● **Goal**
Copy exactly, and only, the lines between the start of the entries below and the line containing "const yStepB = [20,50,50,50,25];", both inclusive. Omit pictures.

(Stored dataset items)
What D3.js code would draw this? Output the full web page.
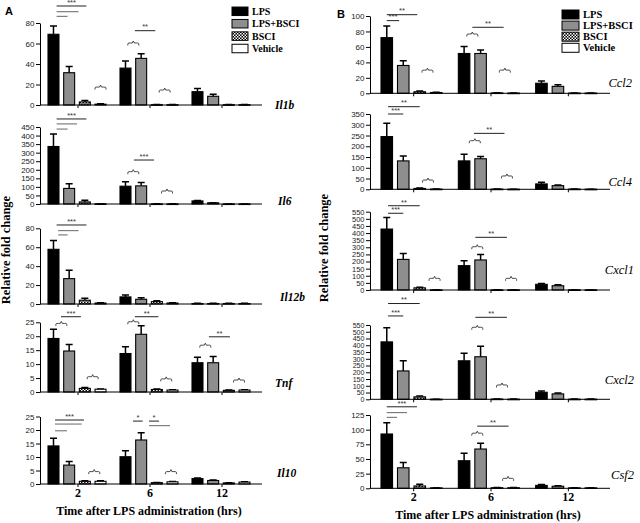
<!DOCTYPE html>
<html><head><meta charset="utf-8">
<script src="https://cdn.jsdelivr.net/npm/d3@7"></script>
<style>body{margin:0;background:#fff} svg{display:block}</style>
</head><body>
<svg id="c" width="640" height="523"></svg>
<script>
// ---------- DATA ----------
const groups = ["2","6","12"];
const series = ["LPS","LPS+BSCI","BSCI","Vehicle"];
const genesA = ["Il1b","Il6","Il12b","Tnf","Il10"];
const genesB = ["Ccl2","Ccl4","Cxcl1","Cxcl2","Csf2"];
const yMaxA = [80,450,80,25,25];
const yStepA = [20,50,20,5,5];
const yMaxB = [100,350,550,550,125];
const yStepB = [20,50,50,50,25];

// 12 values per gene: [2h: LPS, LPS+BSCI, BSCI, Vehicle | 6h ... | 12h ...]
const il1bMean  = [69,31.5,3,0.8, 36,45.5,0.3,0.3, 13,8.5,0.3,0.3];
const il1bSem   = [8,6,1.5,0.3, 7,4.5,0.2,0.2, 3,2,0.2,0.2];
const il6Mean   = [336,91,12,1, 104,106,0.5,0.5, 18,7,0.5,0.5];
const il6Sem    = [73,27,10,0.5, 26,19,0.3,0.3, 2,1,0.2,0.2];
const il12bMean = [57.8,26.8,4,1, 7.5,5,2.5,1, 0.5,0.5,0.5,0.5];
const il12bSem  = [9.2,8.8,2,0.3, 2,1.5,1,0.2, 0.2,0.2,0.2,0.2];
const tnfMean   = [19.2,14.7,1.3,1.0, 13.8,20.7,0.9,0.7, 10.5,10.5,0.6,0.7];
const tnfSem    = [3.3,2.3,0.3,0.1, 2.4,3.1,0.2,0.1, 2,2.2,0.1,0.1];
const il10Mean  = [14.1,7.0,1.0,1.0, 10.1,16.3,0.5,0.8, 2.0,1.3,0.4,0.7];
const il10Sem   = [2.8,1.3,0.2,0.2, 2.2,2.7,0.1,0.1, 0.2,0.2,0.1,0.1];

const ccl2Mean  = [72,36,2,1, 51.5,51.5,0.5,0.3, 13,9,0.3,0.3];
const ccl2Sem   = [15,6,1,0.3, 9,4.5,0.2,0.1, 3,2,0.1,0.1];
const ccl4Mean  = [245,132,4,1, 132,142,1,0.5, 25,17,1,0.5];
const ccl4Sem   = [62,23,2,0.3, 31,10,0.5,0.2, 8,3,0.3,0.2];
const cxcl1Mean = [428,215,15,1, 171,211,1,1, 40,30,1,1];
const cxcl1Sem  = [82,42,5,0.5, 35,39,0.5,0.5, 5,7,0.5,0.5];
const cxcl2Mean = [425,210,18,0.5, 285,315,2,1, 52,40,1,1];
const cxcl2Sem  = [105,75,7,0.3, 55,77,1,0.5, 10,6,0.5,0.5];
const csf2Mean  = [92.6,35,4,0.8, 47,67,1,1, 5,3.5,0.8,0.8];
const csf2Sem   = [19,9,3,0.2, 12.7,10,0.2,0.2, 1.5,1,0.2,0.2];

const meanData = {Il1b:il1bMean, Il6:il6Mean, Il12b:il12bMean, Tnf:tnfMean, Il10:il10Mean,
  Ccl2:ccl2Mean, Ccl4:ccl4Mean, Cxcl1:cxcl1Mean, Cxcl2:cxcl2Mean, Csf2:csf2Mean};
const semData = {Il1b:il1bSem, Il6:il6Sem, Il12b:il12bSem, Tnf:tnfSem, Il10:il10Sem,
  Ccl2:ccl2Sem, Ccl4:ccl4Sem, Cxcl1:cxcl1Sem, Cxcl2:cxcl2Sem, Csf2:csf2Sem};

// significance lines: [gene, group, from bar index, to bar index, height (data units), label]
const sigLines = [
  ["Il1b","2",0.2,2.1,96.6,"***"],["Il1b","2",0.2,1.6,91,""],["Il1b","2",0.2,0.9,86.5,""],["Il1b","6",0.6,1.9,72.5,"**"],
  ["Il6","2",0.2,2.1,497,"***"],["Il6","2",0.2,1.5,468,""],["Il6","2",0.2,0.9,438,""],["Il6","6",0.54,1.82,257,"***"],
  ["Il12b","2",0.2,2.1,83.5,"***"],["Il12b","2",0.3,1.6,77.5,""],["Il12b","2",0.3,0.9,73,""],
  ["Tnf","2",0.48,1.75,27,"***"],["Tnf","6",0.6,2.1,27,"**"],["Tnf","12",0.73,2.07,19.8,"**"],
  ["Il10","2",0.1,1.95,23.7,"***"],["Il10","2",0.1,1.8,22.2,""],["Il10","2",0.1,0.86,19.7,""],
  ["Il10","6",0.48,1.1,23.3,"*"],["Il10","6",1.5,2.14,23.3,"*"],["Il10","6",1.5,2.84,21.6,""],
  ["Ccl2","2",0,1.85,101.7,"**"],["Ccl2","2",0,0.75,94,"***"],["Ccl2","6",0.5,2.4,85.4,"**"],
  ["Ccl4","2",0.08,2.0,384,"**"],["Ccl4","2",0.08,1.0,350,"***"],["Ccl4","6",0.6,2.45,260,"**"],
  ["Cxcl1","2",0.08,2.0,592,"**"],["Cxcl1","2",0.08,1.0,539,"***"],["Cxcl1","6",0.68,2.6,370,"**"],
  ["Cxcl2","2",0.08,2.0,709,"**"],["Cxcl2","2",0.08,1.0,617,"***"],["Cxcl2","6",0.68,2.6,607,"**"],
  ["Csf2","2",0,1.83,139,"***"],["Csf2","2",0,1.23,129,""],["Csf2","2",0,0.62,121,""],["Csf2","6",0.8,2.7,106,"**"]
];
// braces: [gene, group, bar index, height (data units)]
const braces = [
  ["Il1b","2",3,17.5],["Il1b","6",0.5,60.5],["Il1b","6",2.5,14.6],
  ["Il6","6",0.5,189],["Il6","6",2.65,76],
  ["Tnf","2",0.5,24.6],["Tnf","6",0.5,25.2],["Tnf","12",0.5,16.8],["Tnf","2",2.5,5.5],["Tnf","6",2.6,4.7],["Tnf","12",2.65,4.3],
  ["Il10","2",2.6,4.6],["Il10","6",2.9,4.6],
  ["Ccl2","6",0.5,76.7],["Ccl2","2",2.47,30],["Ccl2","6",2.47,30],
  ["Ccl4","6",0.65,226],["Ccl4","2",2.5,43],["Ccl4","6",2.6,62],
  ["Cxcl1","6",0.8,304],["Cxcl1","2",2.9,82],["Cxcl1","6",2.85,82],
  ["Cxcl2","6",0.8,533],["Cxcl2","6",2.3,106],
  ["Csf2","6",0.8,94],["Csf2","6",2.67,17]
];
const xTitle = "Time after LPS administration (hrs)";
const yTitle = "Relative fold change";

// ---------- LAYOUT ----------
const SERIF = "'Liberation Serif','Times New Roman',serif";
const SANS = "'Liberation Sans',Arial,sans-serif";
const svg = d3.select("#c");
const defs = svg.append("defs");
const pat = defs.append("pattern").attr("id","chk").attr("patternUnits","userSpaceOnUse")
  .attr("width",3).attr("height",3);
pat.append("rect").attr("width",3).attr("height",3).attr("fill","#000");
pat.append("rect").attr("x",0).attr("y",0).attr("width",1.5).attr("height",1.5).attr("fill","#fff");
pat.append("rect").attr("x",1.5).attr("y",1.5).attr("width",1.5).attr("height",1.5).attr("fill","#fff");
const fills = {"LPS":"#000","LPS+BSCI":"#8e8e8e","BSCI":"url(#chk)","Vehicle":"#fff"};

const panelA = {axisX:40, range:[42,258], xEnd:262, inner:[6,64],
  rows:[[105,23],[204,127],[304,228.3],[392,322.3],[484,416.5]],
  labelX:[275,278,280,275,277], labelY:[109,205,301,387,477], labelAnchor:"start", labelWeight:"bold",
  genes:genesA, yMax:yMaxA, yStep:yStepA};
const panelB = {axisX:370, range:[375,607], xEnd:610, inner:[6,67],
  rows:[[93.3,16],[189.3,114],[290,211.7],[399.3,325],[488.3,415]],
  labelX:[632,632,634,634,634], labelY:[87,186,274,384,479], labelAnchor:"end", labelWeight:"normal",
  genes:genesB, yMax:yMaxB, yStep:yStepB};

function bracePath(cx, cy){
  return `M${cx-5.5},${cy+2.5} C${cx-5.5},${cy} ${cx-5.5},${cy} ${cx-3},${cy} L${cx-1},${cy} L${cx},${cy-2} L${cx+1},${cy} L${cx+3},${cy} C${cx+5.5},${cy} ${cx+5.5},${cy} ${cx+5.5},${cy+2.5}`;
}

function drawPanel(P){
  const x0 = d3.scaleBand().domain(groups).range(P.range);
  const x1 = d3.scaleBand().domain(series).range(P.inner).paddingInner(0.3).paddingOuter(0);
  const idxX = (g,i) => x0(g) + x1(series[0]) + x1.bandwidth()/2 + i*x1.step();
  P.genes.forEach((gene,k)=>{
    const [zy,ty] = P.rows[k];
    const y = d3.scaleLinear().domain([0,P.yMax[k]]).range([zy,ty]);
    const g = svg.append("g");
    const m = meanData[gene], s = semData[gene];
    const data = [];
    groups.forEach((gr,gi)=>series.forEach((se,si)=>data.push({gr,se,mean:m[gi*4+si],sem:s[gi*4+si]})));
    // error bars
    g.selectAll(".eb").data(data).join("path")
      .attr("d",d=>{const cx=x0(d.gr)+x1(d.se)+x1.bandwidth()/2; const t=y(d.mean+d.sem);
        return `M${cx},${y(d.mean)} V${t} M${cx-3.5},${t} H${cx+3.5}`;})
      .attr("stroke","#000").attr("stroke-width",1.5).attr("fill","none");
    // bars
    g.selectAll(".bar").data(data).join("rect")
      .attr("x",d=>x0(d.gr)+x1(d.se)).attr("width",x1.bandwidth())
      .attr("y",d=>y(d.mean)).attr("height",d=>Math.max(0.6,zy-y(d.mean)))
      .attr("fill",d=>fills[d.se]).attr("stroke","#000").attr("stroke-width",1.1);
    // y axis
    const ticks = d3.range(0,P.yMax[k]+P.yStep[k]/2,P.yStep[k]);
    const spacing = (zy-ty)/(ticks.length-1);
    const ya = g.append("g").attr("transform",`translate(${P.axisX},0)`)
      .call(d3.axisLeft(y).tickValues(ticks).tickSize(4).tickSizeOuter(0).tickPadding(1.5));
    ya.selectAll("text").attr("font-family",SANS).attr("font-size",Math.min(8, spacing*1.05)).attr("fill","#222");
    ya.selectAll("line,path").attr("stroke","#000");
    // x axis
    g.append("line").attr("x1",P.axisX).attr("x2",P.xEnd).attr("y1",zy).attr("y2",zy).attr("stroke","#000");
    const last = k===P.genes.length-1;
    const xa = g.append("g").attr("transform",`translate(0,${zy})`)
      .call(d3.axisBottom(x0).tickSize(3).tickSizeOuter(0).tickPadding(1.5).tickFormat(last?(d=>d):(()=>"")));
    xa.select(".domain").remove();
    xa.selectAll("line").attr("stroke","#000");
    xa.selectAll("text").attr("font-family",SERIF).attr("font-weight","bold").attr("font-size",12).attr("fill","#000");
    // gene label
    g.append("text").attr("x",P.labelX[k]).attr("y",P.labelY[k]).attr("text-anchor",P.labelAnchor)
      .attr("font-family",SERIF).attr("font-style","italic").attr("font-weight",P.labelWeight)
      .attr("font-size",P.labelWeight==="bold"?11.5:12.5).text(gene);
    // significance lines
    sigLines.filter(d=>d[0]===gene).forEach(d=>{
      const ly=y(d[4]), xa1=idxX(d[1],d[2]), xa2=idxX(d[1],d[3]);
      g.append("line").attr("x1",xa1).attr("x2",xa2).attr("y1",ly).attr("y2",ly)
        .attr("stroke",d[5]?"#222":"#666").attr("stroke-width",1);
      if(d[5]) g.append("text").attr("x",(xa1+xa2)/2).attr("y",ly-1.2).attr("text-anchor","middle")
        .attr("font-family",SANS).attr("font-size",7.5).attr("fill","#333").text(d[5]);
    });
    braces.filter(d=>d[0]===gene).forEach(d=>{
      g.append("path").attr("d",bracePath(idxX(d[1],d[2]), y(d[3])))
        .attr("fill","none").attr("stroke","#333").attr("stroke-width",0.9);
    });
  });
}
drawPanel(panelA);
drawPanel(panelB);

// titles
svg.append("text").attr("x",5).attr("y",15).attr("font-family",SANS).attr("font-weight","bold").attr("font-size",11).text("A");
svg.append("text").attr("x",337).attr("y",18).attr("font-family",SANS).attr("font-weight","bold").attr("font-size",11).text("B");
[[10,250],[328,248]].forEach(([x,y])=>{
  svg.append("text").attr("transform",`translate(${x},${y}) rotate(-90)`).attr("text-anchor","middle")
    .attr("font-family",SERIF).attr("font-weight","bold").attr("font-size",12.5).text(yTitle);
});
[[149,515],[488,519]].forEach(([x,y])=>{
  svg.append("text").attr("x",x).attr("y",y).attr("text-anchor","middle")
    .attr("font-family",SERIF).attr("font-weight","bold").attr("font-size",12).text(xTitle);
});
// legends
function legend(bx,by0,step,bw,bh,fs){
  series.forEach((s,i)=>{
    const cy = by0 + i*step;
    svg.append("rect").attr("x",bx).attr("y",cy-bh/2).attr("width",bw).attr("height",bh)
      .attr("fill",fills[s]).attr("stroke","#000").attr("stroke-width",1);
    svg.append("text").attr("x",bx+bw+4).attr("y",cy+3.5).attr("font-family",SERIF).attr("font-weight","bold")
      .attr("font-size",fs).text(s);
  });
}
legend(232,11.3,12.4,16,8.5,10);
legend(562,14.5,11.1,17,9,10.5);
</script>
</body></html>
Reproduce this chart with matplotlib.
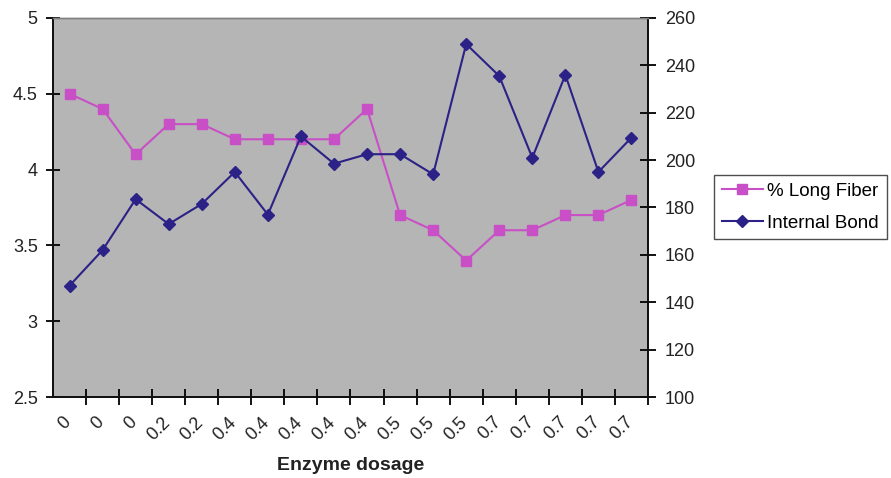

● **Solution for this problem**
What D3.js code would draw this? Output the full web page.
<!DOCTYPE html>
<html><head><meta charset="utf-8">
<script src="https://cdn.jsdelivr.net/npm/d3@7"></script>
<style>body{margin:0;background:#fff} svg{display:block}</style>
</head><body>
<svg id="c" width="640" height="523"></svg>
<script>
// ---------- DATA ----------
const groups = ["2","6","12"];
const series = ["LPS","LPS+BSCI","BSCI","Vehicle"];
const genesA = ["Il1b","Il6","Il12b","Tnf","Il10"];
const genesB = ["Ccl2","Ccl4","Cxcl1","Cxcl2","Csf2"];
const yMaxA = [80,450,80,25,25];
const yStepA = [20,50,20,5,5];
const yMaxB = [100,350,550,550,125];
const yStepB = [20,50,50,50,25];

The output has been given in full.